_WHAT TO DO_
Retype the whole listing, please, keeping every line exact and dropping the pictures.

_STORED DATA_
--- Begin ---

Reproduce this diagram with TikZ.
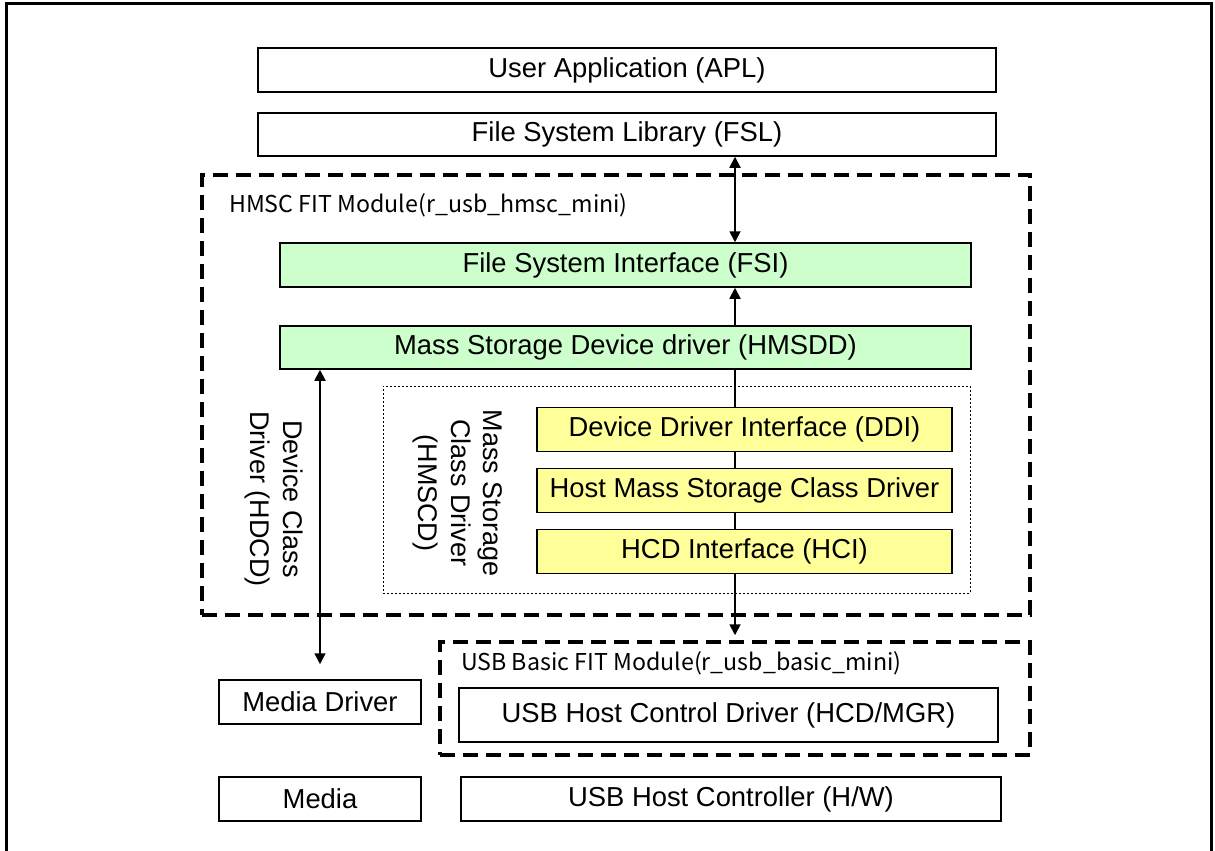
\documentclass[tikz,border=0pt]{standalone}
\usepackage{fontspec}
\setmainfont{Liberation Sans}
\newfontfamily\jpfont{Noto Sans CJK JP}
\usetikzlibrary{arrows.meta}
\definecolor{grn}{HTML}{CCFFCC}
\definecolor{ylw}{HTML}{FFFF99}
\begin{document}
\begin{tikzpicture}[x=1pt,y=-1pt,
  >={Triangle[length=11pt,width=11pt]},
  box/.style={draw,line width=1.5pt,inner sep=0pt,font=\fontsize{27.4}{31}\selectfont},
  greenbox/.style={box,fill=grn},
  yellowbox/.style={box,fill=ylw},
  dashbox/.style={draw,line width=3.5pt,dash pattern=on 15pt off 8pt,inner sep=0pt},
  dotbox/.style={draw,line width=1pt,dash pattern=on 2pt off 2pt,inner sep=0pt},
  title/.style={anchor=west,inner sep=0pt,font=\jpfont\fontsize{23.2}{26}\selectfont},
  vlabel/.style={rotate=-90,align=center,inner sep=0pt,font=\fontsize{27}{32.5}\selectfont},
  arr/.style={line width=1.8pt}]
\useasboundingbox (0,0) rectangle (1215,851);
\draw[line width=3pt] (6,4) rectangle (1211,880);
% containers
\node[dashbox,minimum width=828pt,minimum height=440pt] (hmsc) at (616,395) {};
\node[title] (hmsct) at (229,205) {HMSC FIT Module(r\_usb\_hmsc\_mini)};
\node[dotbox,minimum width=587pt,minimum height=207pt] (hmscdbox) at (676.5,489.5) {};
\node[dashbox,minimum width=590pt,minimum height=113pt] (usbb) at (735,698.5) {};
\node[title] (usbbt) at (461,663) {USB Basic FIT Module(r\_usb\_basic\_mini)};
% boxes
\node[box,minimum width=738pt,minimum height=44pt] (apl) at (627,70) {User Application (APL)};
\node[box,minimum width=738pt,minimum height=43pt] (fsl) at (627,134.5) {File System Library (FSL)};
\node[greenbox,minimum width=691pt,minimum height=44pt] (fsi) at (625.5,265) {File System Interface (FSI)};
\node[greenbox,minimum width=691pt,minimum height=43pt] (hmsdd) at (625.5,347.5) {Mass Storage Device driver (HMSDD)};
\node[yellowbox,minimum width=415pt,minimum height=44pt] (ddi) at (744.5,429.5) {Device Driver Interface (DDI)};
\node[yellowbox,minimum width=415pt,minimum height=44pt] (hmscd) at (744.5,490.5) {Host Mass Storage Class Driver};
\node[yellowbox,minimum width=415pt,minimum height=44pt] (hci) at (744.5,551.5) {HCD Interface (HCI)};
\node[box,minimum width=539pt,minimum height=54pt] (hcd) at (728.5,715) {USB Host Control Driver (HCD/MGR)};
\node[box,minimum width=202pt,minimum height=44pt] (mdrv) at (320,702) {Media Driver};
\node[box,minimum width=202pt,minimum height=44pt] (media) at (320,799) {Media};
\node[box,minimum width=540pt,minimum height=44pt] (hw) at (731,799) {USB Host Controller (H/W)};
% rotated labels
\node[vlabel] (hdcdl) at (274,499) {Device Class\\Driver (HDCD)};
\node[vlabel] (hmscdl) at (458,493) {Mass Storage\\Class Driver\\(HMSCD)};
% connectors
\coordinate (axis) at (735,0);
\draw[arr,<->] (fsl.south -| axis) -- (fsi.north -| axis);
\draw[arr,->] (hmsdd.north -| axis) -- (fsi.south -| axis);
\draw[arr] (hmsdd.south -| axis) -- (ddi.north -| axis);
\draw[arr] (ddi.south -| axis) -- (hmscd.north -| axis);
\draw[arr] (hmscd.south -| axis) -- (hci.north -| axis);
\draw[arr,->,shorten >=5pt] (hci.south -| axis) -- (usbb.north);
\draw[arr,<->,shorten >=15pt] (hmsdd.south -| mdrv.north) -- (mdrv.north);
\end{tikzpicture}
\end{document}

--- End ---

_TASK SOLUTION_
Reproduce this diagram with TikZ.
\documentclass[tikz,border=0pt]{standalone}
\usepackage{fontspec}
\setmainfont{Liberation Sans}
\newfontfamily\jpfont{Noto Sans CJK JP}
\usetikzlibrary{arrows.meta}
\definecolor{grn}{HTML}{CCFFCC}
\definecolor{ylw}{HTML}{FFFF99}
\begin{document}
\begin{tikzpicture}[x=1pt,y=-1pt,
  >={Triangle[length=11pt,width=11pt]},
  box/.style={draw,line width=1.5pt,inner sep=0pt,font=\fontsize{27.4}{31}\selectfont},
  greenbox/.style={box,fill=grn},
  yellowbox/.style={box,fill=ylw},
  dashbox/.style={draw,line width=3.5pt,dash pattern=on 15pt off 8pt,inner sep=0pt},
  dotbox/.style={draw,line width=1pt,dash pattern=on 2pt off 2pt,inner sep=0pt},
  title/.style={anchor=west,inner sep=0pt,font=\jpfont\fontsize{23.2}{26}\selectfont},
  vlabel/.style={rotate=-90,align=center,inner sep=0pt,font=\fontsize{27}{32.5}\selectfont},
  arr/.style={line width=1.8pt}]
\useasboundingbox (0,0) rectangle (1215,851);
\draw[line width=3pt] (6,4) rectangle (1211,880);
% containers
\node[dashbox,minimum width=828pt,minimum height=440pt] (hmsc) at (616,395) {};
\node[title] (hmsct) at (229,205) {HMSC FIT Module(r\_usb\_hmsc\_mini)};
\node[dotbox,minimum width=587pt,minimum height=207pt] (hmscdbox) at (676.5,489.5) {};
\node[dashbox,minimum width=590pt,minimum height=113pt] (usbb) at (735,698.5) {};
\node[title] (usbbt) at (461,663) {USB Basic FIT Module(r\_usb\_basic\_mini)};
% boxes
\node[box,minimum width=738pt,minimum height=44pt] (apl) at (627,70) {User Application (APL)};
\node[box,minimum width=738pt,minimum height=43pt] (fsl) at (627,134.5) {File System Library (FSL)};
\node[greenbox,minimum width=691pt,minimum height=44pt] (fsi) at (625.5,265) {File System Interface (FSI)};
\node[greenbox,minimum width=691pt,minimum height=43pt] (hmsdd) at (625.5,347.5) {Mass Storage Device driver (HMSDD)};
\node[yellowbox,minimum width=415pt,minimum height=44pt] (ddi) at (744.5,429.5) {Device Driver Interface (DDI)};
\node[yellowbox,minimum width=415pt,minimum height=44pt] (hmscd) at (744.5,490.5) {Host Mass Storage Class Driver};
\node[yellowbox,minimum width=415pt,minimum height=44pt] (hci) at (744.5,551.5) {HCD Interface (HCI)};
\node[box,minimum width=539pt,minimum height=54pt] (hcd) at (728.5,715) {USB Host Control Driver (HCD/MGR)};
\node[box,minimum width=202pt,minimum height=44pt] (mdrv) at (320,702) {Media Driver};
\node[box,minimum width=202pt,minimum height=44pt] (media) at (320,799) {Media};
\node[box,minimum width=540pt,minimum height=44pt] (hw) at (731,799) {USB Host Controller (H/W)};
% rotated labels
\node[vlabel] (hdcdl) at (274,499) {Device Class\\Driver (HDCD)};
\node[vlabel] (hmscdl) at (458,493) {Mass Storage\\Class Driver\\(HMSCD)};
% connectors
\coordinate (axis) at (735,0);
\draw[arr,<->] (fsl.south -| axis) -- (fsi.north -| axis);
\draw[arr,->] (hmsdd.north -| axis) -- (fsi.south -| axis);
\draw[arr] (hmsdd.south -| axis) -- (ddi.north -| axis);
\draw[arr] (ddi.south -| axis) -- (hmscd.north -| axis);
\draw[arr] (hmscd.south -| axis) -- (hci.north -| axis);
\draw[arr,->,shorten >=5pt] (hci.south -| axis) -- (usbb.north);
\draw[arr,<->,shorten >=15pt] (hmsdd.south -| mdrv.north) -- (mdrv.north);
\end{tikzpicture}
\end{document}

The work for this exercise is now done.